50 years later, remembering the horrors brought on by thalidomide
Drug makers 50 years ago finally removed the drug thalidomide from the market as evidence mounted that it caused terrible birth defects, especially in Europe. But for an alert, determined FDA employee, it could have been as bad or worse in the United States.
Thalidomide was supposed to help pregnant women deal with morning sickness.
Instead, it led to a horror show of birth defects and other problems for the infants born after their mothers took the drugs. It was 50 years ago that the drug was withdrawn from the market.
Thousands of families, especially in Europe, were impacted.
Dr.

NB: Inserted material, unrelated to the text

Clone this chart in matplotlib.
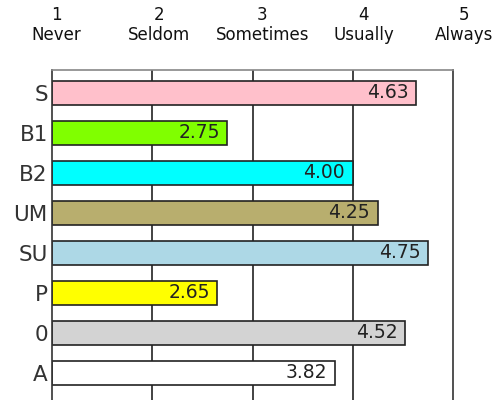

John Swann, historian at the Food and Drug Administration, said that current laws in the United States required the drug maker, the William S. Merrell Company of Cincinnati, to prove its safety before it could be marketed. Therefore, some women also received the drug during trials, but an alert pharmacologist at the Food and Drug Administration, Dr. Frances Oldham Kelsey, refused to approve its use.
She said further studies were needed sparing countless American families very likely saving the lives of many children.
"The law did work in this case," Swann said. "The evidence that was presented by the sponsor looked more like testimonials rather than scientific evidence."
Kelsey was under enormous pressure, as well as the FDA, to get the drug approved. But she resisted. Ultimately, for her efforts, she was honored by President John F. Kennedy.
The FDA now gives an award every year named for Kelsey in recognition of an employee's outstanding service.